We can’t say definitively what China’s responsibilities for building a new order will require of it, because the shape of that order is still too unclear. But we can mention three key issues which in my view would be essential for China to lay its part in nurturing a new stable order as the foundation for peace in Asia.

First, and most obviously, China should continually reaffirm by word and by deed its commitment to repudiate the use or threat of force to settle disputes – just as other powers must do. Chinese friends will say that their adherence to this cardinal principle is clear and consistent. I would say that the work of reassurance is never done, that the stronger China becomes, the more it will need to reassure its neighbours about this, and that this will depend on deeds more than on words.

Second, China will do a great deal to help build a continuing stable order in Asia if it quite unambiguously welcomes and supports a continued strong US role in Asia. A stable Asian order can no longer be based on sole US leadership, but equally there can be no stable and peaceful future of Asia unless the US plays a large and active role, and unless China accepts that role. China’s leaders have said they do accept this, but there remains a lot of uncertainty about how China really sees America’s future in the region. Clarifying this would be a real contribution to a stable future for Asia.

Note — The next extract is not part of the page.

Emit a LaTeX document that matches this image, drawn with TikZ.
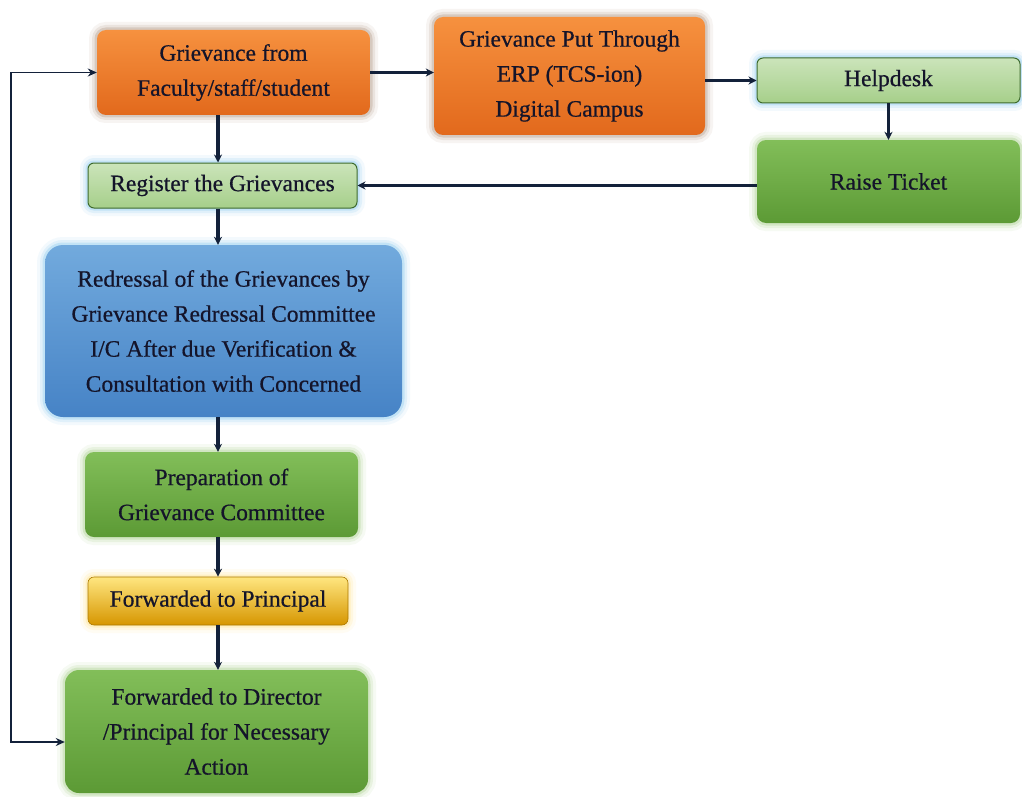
\documentclass[tikz,border=0pt]{standalone}
\usepackage{fontspec}
\newfontfamily\diagserif{Liberation Serif}[FakeBold=0.6]
\usetikzlibrary{arrows.meta,calc}
\definecolor{txt}{HTML}{14142A}
\definecolor{arr}{HTML}{13213A}
\definecolor{orT}{HTML}{F6913F}
\definecolor{orB}{HTML}{E2691C}
\definecolor{lgT}{HTML}{CBE4BA}
\definecolor{lgB}{HTML}{A6CF8A}
\definecolor{lgD}{HTML}{3E6B2E}
\definecolor{gT}{HTML}{82BE59}
\definecolor{gB}{HTML}{5C9A35}
\definecolor{bT}{HTML}{72AADD}
\definecolor{bB}{HTML}{4683C6}
\definecolor{yT}{HTML}{FFE680}
\definecolor{yM}{HTML}{FFC000}
\definecolor{yB}{HTML}{D69600}
\definecolor{glowblue}{HTML}{8CCCF0}
\definecolor{glowgreen}{HTML}{A9D18E}
\definecolor{glowyellow}{HTML}{FFE48A}
\definecolor{glowgrey}{HTML}{B39A88}
\tikzset{
  x=1pt,y=-1pt,
  glow/.style={preaction={draw=#1,line width=16pt,opacity=0.10},
               preaction={draw=#1,line width=10pt,opacity=0.18},
               preaction={draw=#1,line width=5pt,opacity=0.35}},
  box/.style={rounded corners=9pt,align=center,text=txt,inner sep=2pt,
              font=\diagserif\fontsize{23.5}{35}\selectfont},
  orangebox/.style={box,glow=glowgrey,top color=orT,bottom color=orB},
  lightbox/.style={box,glow=glowblue,top color=lgT,bottom color=lgB,draw=lgD,line width=1pt,rounded corners=6pt},
  greenbox/.style={box,glow=glowgreen,top color=gT,bottom color=gB},
  bluebox/.style={box,glow=glowblue,top color=bT,bottom color=bB,rounded corners=18pt},
  goldbox/.style={box,glow=glowyellow,top color=yT,middle color=yM,bottom color=yB,draw=yB!80!black,line width=0.6pt,rounded corners=6pt},
  link/.style={draw=arr,line width=3.2pt,-{Stealth[length=8pt,width=8pt]}},
  loop/.style={draw=arr,line width=1.6pt,{Stealth[length=9pt,width=8pt]}-{Stealth[length=9pt,width=8pt]}}
}
\begin{document}
\begin{tikzpicture}
\useasboundingbox (0,0) rectangle (1022,797);
\fill[white] (0,0) rectangle (1022,797);

\node[orangebox,minimum width=273pt,minimum height=85pt] (src) at (233.5,72.5) {Grievance from\\Faculty/staff/student};
\node[orangebox,minimum width=271pt,minimum height=118pt] (erp) at (569.5,76) {Grievance Put Through\\ERP (TCS-ion)\\Digital Campus};
\node[lightbox,minimum width=263pt,minimum height=45pt] (help) at (888.5,80.5) {Helpdesk};
\node[greenbox,minimum width=263pt,minimum height=83pt] (raise) at (888.5,181.5) {Raise Ticket};
\node[lightbox,minimum width=269pt,minimum height=45pt] (reg) at (222.5,185.5) {Register the Grievances};
\node[bluebox,minimum width=357pt,minimum height=172pt] (redr) at (223.5,331) {Redressal of the Grievances by\\Grievance Redressal Committee\\I/C After due Verification \&\\Consultation with Concerned};
\node[greenbox,minimum width=273pt,minimum height=85pt] (prep) at (221.5,494.5) {Preparation of\\Grievance Committee};
\node[goldbox,minimum width=260pt,minimum height=48pt] (fwdP) at (218,601) {Forwarded to Principal};
\node[greenbox,minimum width=303pt,minimum height=123pt,rounded corners=14pt] (fwdD) at (216.5,731.5) {Forwarded to Director\\/Principal for Necessary\\Action};

\coordinate (colx) at (218,0);
\coordinate (lx) at (11,0);
\coordinate (fwdDin) at ([yshift=-10.5pt]fwdD.west);

\draw[link] (src.east) -- (src.east -| erp.west);
\draw[link] (erp.east |- help.west) -- (help.west);
\draw[link,line width=2.2pt] (help.south) -- (raise.north);
\draw[link] (raise.west |- reg.east) -- (reg.east);
\draw[link,line width=4.5pt] (src.south -| colx) -- (reg.north -| colx);
\draw[link] (reg.south -| colx) -- (redr.north -| colx);
\draw[link] (redr.south -| colx) -- (prep.north -| colx);
\draw[link] (prep.south -| colx) -- (fwdP.north -| colx);
\draw[link] (fwdP.south -| colx) -- (fwdD.north -| colx);
\draw[loop] (src.west) -- (lx |- src.west) -- (lx |- fwdDin) -- (fwdDin);
\end{tikzpicture}
\end{document}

Third, and perhaps hardest, is the question of Japan. Everyone understands the painful historical memories and the difficult contemporary questions that overshadow relations between East Asia’s two most powerful and important countries. But there can be no stable and peaceful order in Asia unless Japan is, and feels itself to be, secure. There are real questions about the future basis of Japan’s security – whether as a more ‘normal’ county or not – but some durable basis for Japanese security must be found. It would make a big difference if China could quite plainly and unambiguously commit itself to this cardinal principle.

One might say that the underlying message here is that China’s most important responsibility right now is to explain more clearly and in more detail how it sees the new Asian order working, what role its sees itself taking, what roles it envisages for others, and how core norms and principles will be upheld. China’s concept of a ‘new model’ is a step in this direction, but it is only a step and there is much more than can and should be said. China might say that the US has not yet set out any comprehensive vision of a new order, or even committed itself to help create one, and that is true. But someone has to take responsibility for that first big step. Let it be China. Nothing would do more to convince its neighbours that Asia’s future is bright as China’s power grows.